Павел I имел достаточно ума и способностей, дабы успешно управлять государством. Была у него и продуманная программа реформ. Многими свойствами своей души, образом политического мышления, неуемной энергией — прямо-таки заряженностью на перемены — он обещал стать великим самодержцем-реформатором. Но неумение Павла найти людей, которые могли стать умными и последовательными исполнителями его предписаний, служить эффективным орудием преобразований, не дало ему возможности осуществить свои замыслы.

Вступив на престол в возрасте 42 лет, Павел как будто боялся, что не успеет навести вокруг себя желаемый порядок, и потому стремился переменить все разом, сделать за день то, для чего по самой логике вещей требовались годы или даже десятилетия. Новые указы сыпались из его кабинета сплошным веером — в среднем сорок два в месяц, если судить по содержанию «Полного собрания законов Российской империи». Буквально каждый день предпринималась им какая-нибудь новая мера: что-либо запрещалось, учреждалось или отменялось. Эта чрезвычайная торопливость императора, выливавшаяся зачастую в обыкновенную истеричность, придавала его политике наведения порядка в российском управлении предельно хаотичный характер. Чиновничество же быстро осознало, что указы и приказы императора Павла вполне позволительно игнорировать — их издается настолько много, что невозможно проверить, приведены они в исполнение или нет. К тому же Павел был весьма переменчив в настроениях, и нередко изданные его капризным величеством указы спустя какое-то время отменялись им. Вследствие этого произвол чиновников, если чем и ограничивался при Павле, то более его собственным высочайшим произволом, чем законами. Но бывало так, что и государево самодурство оказывалось бессильным в борьбе с непослушанием чиновников.

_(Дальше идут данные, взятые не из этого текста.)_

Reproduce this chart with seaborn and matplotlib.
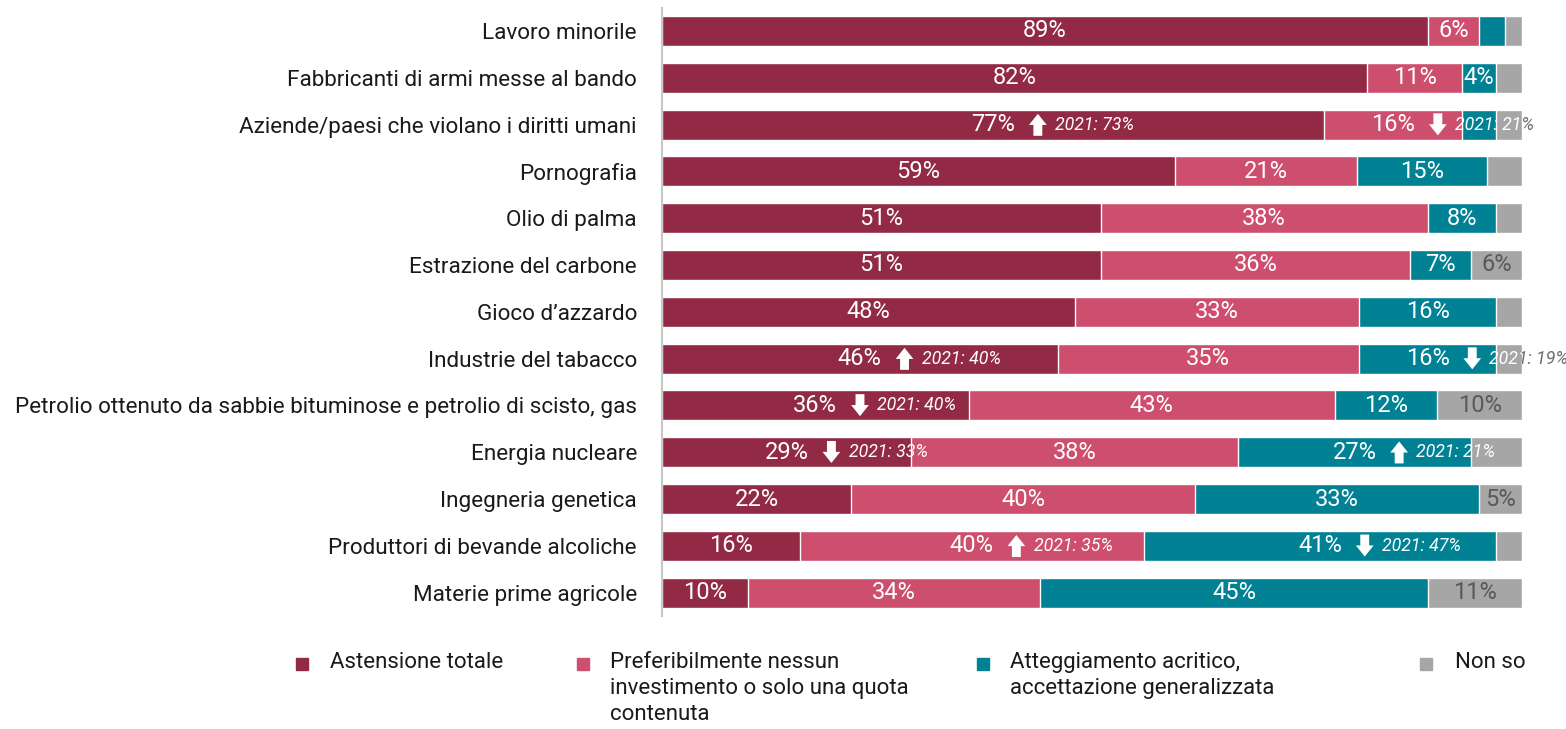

В мемуарной литературе, посвященной правлению Павла I, часто приводится в качестве примера его самодурства факт введения запрета на ношение тех или иных атрибутов одежды. При этом утверждается, что данный запрет был им установлен якобы сразу же по восшествии на престол. «Первый подвиг свой (новый порядок) обнаружил объявлением жестокой, беспощадной войны злейшим врагам государства русского — круглым шляпам, фракам и жилеткам! На другой день человек 200 полицейских солдат и драгун, разделенных на три или четыре партии, бегали по улицам и во исполнение (особого) повеления срывали с проходящих круглые шляпы и истребляли их до основания; у фраков обрезывали отложные воротники, жилеты рвали по произволу и благоусмотрению начальника партии, капрала или унтер-офицера полицейского». Так, предельно язвительно, изложил в своих мемуарных записках историю с введением императором Павлом запретов в одежде А. М. Тургенев [10]. Историк Н. К. Шильдер в своем описании первых дней Павлова царствования целиком доверился этим мемуарным фантазиям. Между тем сохранившиеся тексты высочайших указов императора Павла I дают иную картину. Во-первых,запрет на ношение фраков и жилетов был введен Павлом не сразу по восшествии на престол, а год и два с половиной месяца спустя. Изданный 20 января 1798 года императорский указ гласил: «Воспрещается всем ношение фраков, позволяется иметь немецкое платье с одним стоящим воротником, шириною не менее как в три четверти вершка, обшлага же иметь того цвету, какого и воротники, а сертуки, шинели и ливрейные слуг кафтаны остаются по настоящему их употреблению. Запрещается носить всякого рода жилеты, а вместо оных немецкие камзолы». Во-вторых,шляпы носить совсем не запрещалось. В указе, изданном императором Павлом 3 апреля 1798 года, говорилось: «Как носка перьев на шляпах принадлежит единственно чинам придворнаго штата, то и запрещается лакеям и кучерам партикулярных людей носить на шляпах перья и плюмажи, а также банты какого бы то цвету не было». В-третьих,эти Павловы указы, как и многие другие, попросту не исполнялись.В связи с этим в сентябре 1800 года военный губернатор Санкт-Петербурга Н. С. Свечин приказал составить выписку из государевых приказов, изданных в 1798, 1799 и 1800 годах, касающихся «наблюдений по части полиции», и предписал полиции объявить содержащиеся в ней высочайшие повеления «к непременному исполнению всем живущим здесь в столице с подписками и строгим при том подтверждением».